The UK-based International Institute for Environment and Development (IIED) said on Thursday that the United States and Saudi Arabia had withdrawn their support for the overall design of the fund due to concerns about some wording of the text.

Ambassador Luis Alfonso de Alba, Mexico's special climate envoy, however, told Reuters on the sidelines of a pre-COP 17 ministerial briefing in Stellenbosch outside Cape Town that while there were some concerns about the document from the two countries, he did not see any obstacles to its implementation.

"What is important is that we agreed to forward that document to the COP for action," he said.

"We still need to do a lot of work in identifying the sources (of funding) and combination of public and private sources ... this will take us some time next year."

Host South Africa stressed that the issue of financing has been overshadowed by the global economic crisis.

"I have no doubt that the G20 finance ministers do not need much persuasion; the problems stem from the short-term financial crisis. The green climate fund will have to grow to receive anything close to the $100 billion annually," said Dumisa Jele, chief of staff at the presidency.

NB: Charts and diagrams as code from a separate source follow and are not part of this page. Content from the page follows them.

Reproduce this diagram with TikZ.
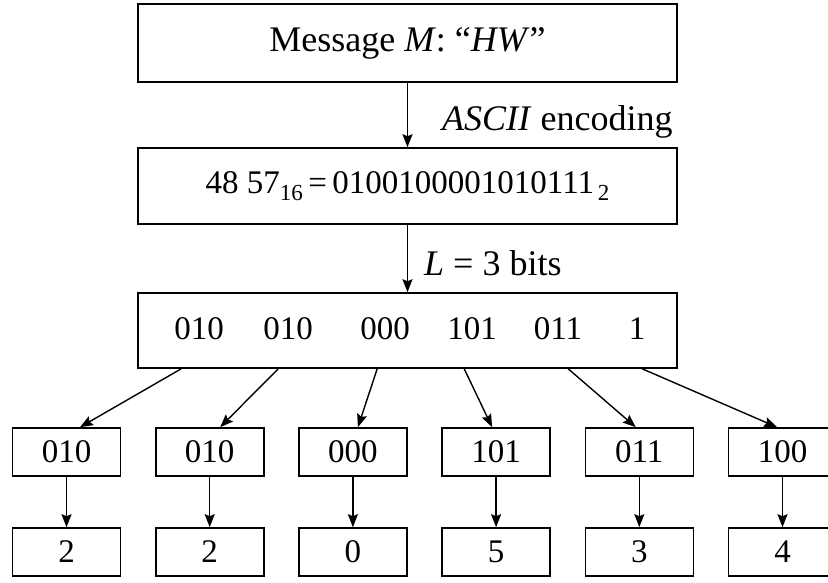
\documentclass[tikz,border=0pt]{standalone}
\usepackage{fontspec}
\setmainfont{Liberation Serif}
\usetikzlibrary{arrows.meta,calc}
\newcommand{\lowsub}[1]{\raisebox{-0.45ex}{\fontsize{23}{25}\selectfont #1}}
\begin{document}
\begin{tikzpicture}[x=1pt,y=-1pt,
  every node/.style={font=\fontsize{33}{38}\selectfont, inner sep=0pt},
  words/.style={font=\fontsize{36}{40}\selectfont},
  wide/.style={draw, line width=1.6pt, minimum width=539pt},
  small/.style={draw, line width=1.6pt, minimum width=108pt, minimum height=48pt},
  arr/.style={-{Stealth[length=13pt,width=10pt,inset=2pt]}, line width=1.4pt},
  lbl/.style={anchor=west, words}]
\useasboundingbox (0,0) rectangle (828,583);
% main boxes
\node[wide, words, minimum height=78pt] (top) at (407.5,43) {Message \textit{M}: ``\textit{HW}''};
\node[wide, minimum height=76pt] (hex) at (407.5,186) {48 57\lowsub{16}\,=\,0100100001010111\lowsub{\,2}};
\node[wide, minimum height=75pt] (bits) at (407.5,330.5) {};
\node (t1) at (199,329) {010};
\node (t2) at (288,329) {010};
\node (t3) at (385,329) {000};
\node (t4) at (472,329) {101};
\node (t5) at (558,329) {011};
\node (t6) at (637,329) {1};
% labels
\node[lbl] (l1) at (442,122) {\textit{ASCII} encoding};
\node[lbl] (l2) at (424,263) {\textit{L} = 3 bits};
\draw[arr] (top.south) -- (hex.north);
\draw[arr] (hex.south) -- (bits.north);
% bottom rows
\foreach \i/\a/\b [count=\k] in {0/010/2,1/010/2,2/000/0,3/101/5,4/011/3,5/100/4}{
  \node[small] (a\k) at (66.5+143.2*\i,452) {\a};
  \node[small] (b\k) at (66.5+143.2*\i,552) {\b};
  \draw[arr] (a\k.south) -- (b\k.north);
}
\draw[arr] ([xshift=44pt]bits.south west) -- ([xshift=13.5pt]a1.north);
\draw[arr] ([xshift=141pt]bits.south west) -- ([xshift=10.5pt]a2.north);
\draw[arr] ([xshift=240pt]bits.south west) -- ([xshift=5pt]a3.north);
\draw[arr] ([xshift=327pt]bits.south west) -- ([xshift=-4pt]a4.north);
\draw[arr] ([xshift=431pt]bits.south west) -- ([xshift=-3.5pt]a5.north);
\draw[arr] ([xshift=505pt]bits.south west) -- ([xshift=-5.5pt]a6.north);
\end{tikzpicture}
\end{document}
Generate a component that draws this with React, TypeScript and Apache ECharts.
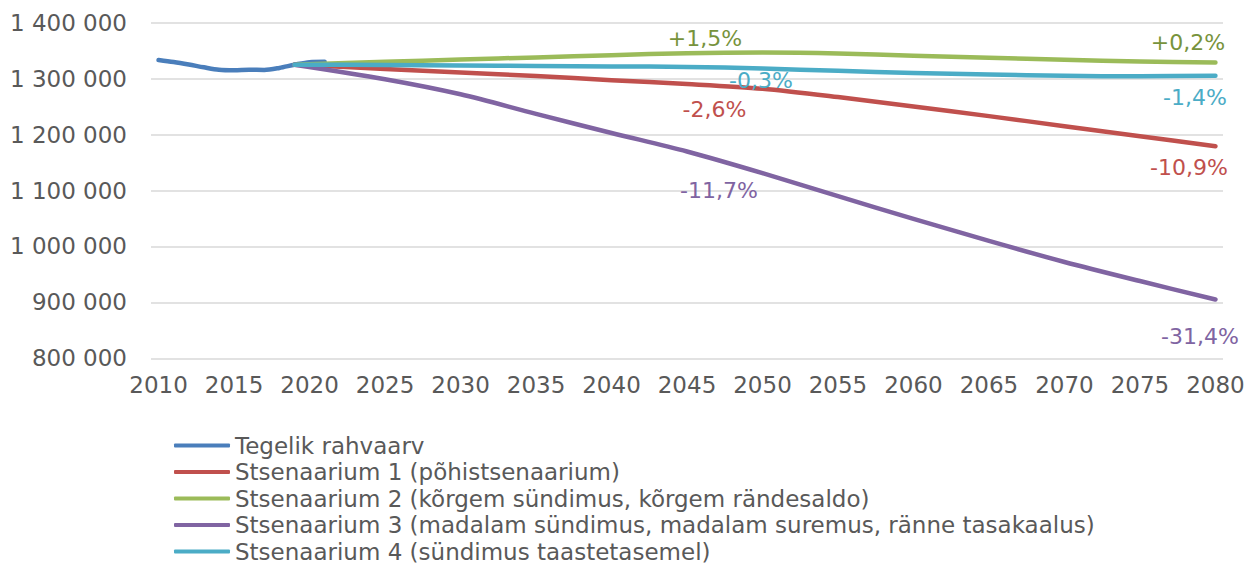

At a U.N. meeting in Panama last month, more than 100 of the world's poorest nations accused the United States of blocking talks on how to scale up climate finance.

Some of the poorest nations in Africa and Asia, which are particularly vulnerable to climate change, have been urging more direct access to the fund and want to ensure green finance is in place before committing to a binding climate pact.

They argue that national climate change trust funds in developing nations should be able to access the Green Climate Fund directly, rather than going through a third party such as the World Bank, which entails long delays and excessive paperwork.

"Direct access means that you don't have to go through implementing agencies. Many developing countries already have the capability of developing and implementing their own projects, to address their needs directly," Bernarditas Muller, the chief negotiator for the G77 group of developing nations and China, told a briefing in Johannesburg.

"Most important of all, it will allow equal access for developing countries. We need predictable financing to be able to do long-term adaptation and mitigation planning."